● WHAT IS EXPECTED: In this exercise, return the whole listing exactly, excluding any images.
* START *
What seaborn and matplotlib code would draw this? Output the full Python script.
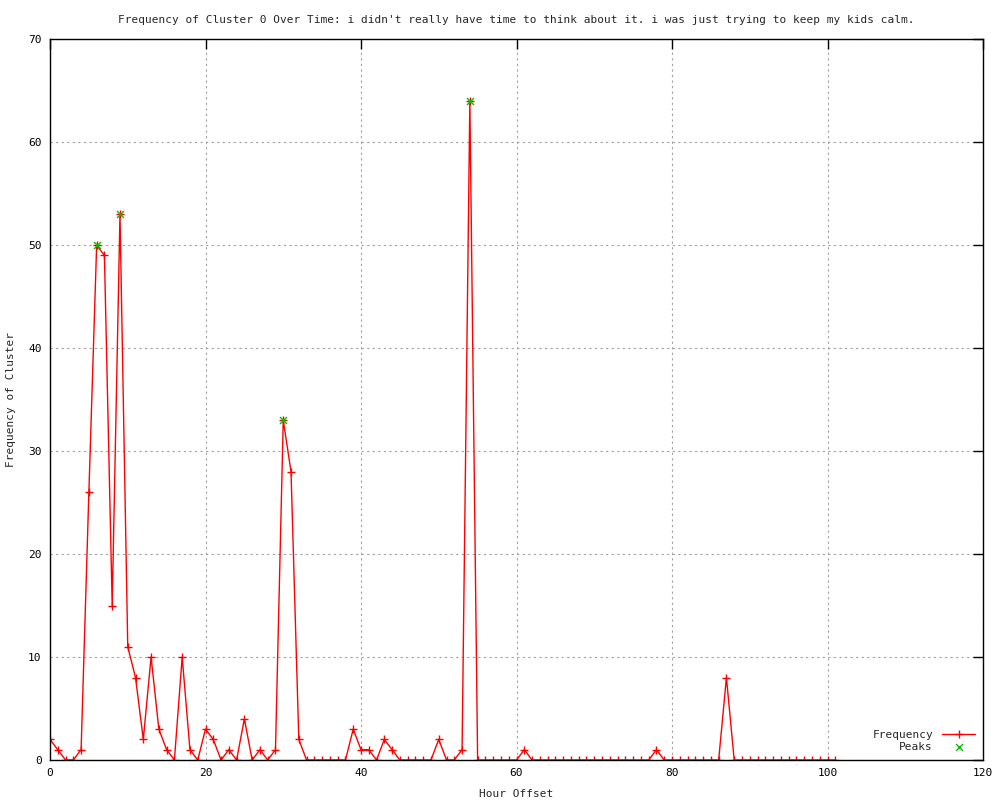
import numpy as np
import pandas as pd
import matplotlib
matplotlib.use('Agg')
import matplotlib.pyplot as plt
import seaborn as sns

hours = list(range(0, 102))
frequency = [2, 1, 0, 0, 1, 26, 50, 49, 15, 53,
             11, 8, 2, 10, 3, 1, 0, 10, 1, 0,
             3, 2, 0, 1, 0, 4, 0, 1, 0, 1,
             33, 28, 2, 0, 0, 0, 0, 0, 0, 3,
             1, 1, 0, 2, 1, 0, 0, 0, 0, 0,
             2, 0, 0, 1, 64, 0, 0, 0, 0, 0,
             0, 1, 0, 0, 0, 0, 0, 0, 0, 0,
             0, 0, 0, 0, 0, 0, 0, 0, 1, 0,
             0, 0, 0, 0, 0, 0, 0, 8, 0, 0,
             0, 0, 0, 0, 0, 0, 0, 0, 0, 0,
             0, 0]
peak_hours = [6, 9, 30, 54]
peak_values = [50, 53, 33, 64]

title = ("Frequency of Cluster 0 Over Time: i didn't really have time to think about it. "
         "i was just trying to keep my kids calm.")

sns.set_style('white')
plt.rcParams['font.family'] = ['DejaVu Sans Mono']
plt.rcParams['font.size'] = 8

df = pd.DataFrame({'hour': hours, 'freq': frequency})
peaks = pd.DataFrame({'hour': peak_hours, 'freq': peak_values})

fig = plt.figure(figsize=(10, 8), dpi=100)
ax = fig.add_axes([0.05, 0.05, 0.933, 0.901])

sns.lineplot(data=df, x='hour', y='freq', ax=ax, color='red', linewidth=1,
             marker='+', markersize=6, markeredgecolor='red', markeredgewidth=1,
             label='Frequency')
sns.scatterplot(data=peaks, x='hour', y='freq', ax=ax, color='#00c000',
                marker='x', s=25, linewidth=1, label='Peaks', zorder=3)

ax.set_xlim(0, 120)
ax.set_ylim(0, 70)
ax.set_xticks(range(0, 121, 20))
ax.set_yticks(range(0, 71, 10))
ax.grid(True, color='#a0a0a0', linestyle=(0, (2, 3)), linewidth=0.8)
ax.tick_params(direction='in', length=7, width=1, top=True, right=True,
               labelsize=8, pad=6, colors='black')
for s in ax.spines.values():
    s.set_color('black')
    s.set_linewidth(1)

ax.set_title(title, fontsize=8, pad=12)
ax.set_xlabel('Hour Offset', fontsize=8, labelpad=8)
ax.set_ylabel('Frequency of Cluster', fontsize=8, labelpad=9)

ax.legend(loc='lower right', frameon=False, markerfirst=False, fontsize=8,
          handlelength=3, borderaxespad=0.3, labelspacing=0.2)

plt.savefig('out.png', dpi=100)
* END *
● RESULT OF THIS EXERCISE:
What seaborn and matplotlib code would draw this? Output the full Python script.
import numpy as np
import pandas as pd
import matplotlib
matplotlib.use('Agg')
import matplotlib.pyplot as plt
import seaborn as sns

hours = list(range(0, 102))
frequency = [2, 1, 0, 0, 1, 26, 50, 49, 15, 53,
             11, 8, 2, 10, 3, 1, 0, 10, 1, 0,
             3, 2, 0, 1, 0, 4, 0, 1, 0, 1,
             33, 28, 2, 0, 0, 0, 0, 0, 0, 3,
             1, 1, 0, 2, 1, 0, 0, 0, 0, 0,
             2, 0, 0, 1, 64, 0, 0, 0, 0, 0,
             0, 1, 0, 0, 0, 0, 0, 0, 0, 0,
             0, 0, 0, 0, 0, 0, 0, 0, 1, 0,
             0, 0, 0, 0, 0, 0, 0, 8, 0, 0,
             0, 0, 0, 0, 0, 0, 0, 0, 0, 0,
             0, 0]
peak_hours = [6, 9, 30, 54]
peak_values = [50, 53, 33, 64]

title = ("Frequency of Cluster 0 Over Time: i didn't really have time to think about it. "
         "i was just trying to keep my kids calm.")

sns.set_style('white')
plt.rcParams['font.family'] = ['DejaVu Sans Mono']
plt.rcParams['font.size'] = 8

df = pd.DataFrame({'hour': hours, 'freq': frequency})
peaks = pd.DataFrame({'hour': peak_hours, 'freq': peak_values})

fig = plt.figure(figsize=(10, 8), dpi=100)
ax = fig.add_axes([0.05, 0.05, 0.933, 0.901])

sns.lineplot(data=df, x='hour', y='freq', ax=ax, color='red', linewidth=1,
             marker='+', markersize=6, markeredgecolor='red', markeredgewidth=1,
             label='Frequency')
sns.scatterplot(data=peaks, x='hour', y='freq', ax=ax, color='#00c000',
                marker='x', s=25, linewidth=1, label='Peaks', zorder=3)

ax.set_xlim(0, 120)
ax.set_ylim(0, 70)
ax.set_xticks(range(0, 121, 20))
ax.set_yticks(range(0, 71, 10))
ax.grid(True, color='#a0a0a0', linestyle=(0, (2, 3)), linewidth=0.8)
ax.tick_params(direction='in', length=7, width=1, top=True, right=True,
               labelsize=8, pad=6, colors='black')
for s in ax.spines.values():
    s.set_color('black')
    s.set_linewidth(1)

ax.set_title(title, fontsize=8, pad=12)
ax.set_xlabel('Hour Offset', fontsize=8, labelpad=8)
ax.set_ylabel('Frequency of Cluster', fontsize=8, labelpad=9)

ax.legend(loc='lower right', frameon=False, markerfirst=False, fontsize=8,
          handlelength=3, borderaxespad=0.3, labelspacing=0.2)

plt.savefig('out.png', dpi=100)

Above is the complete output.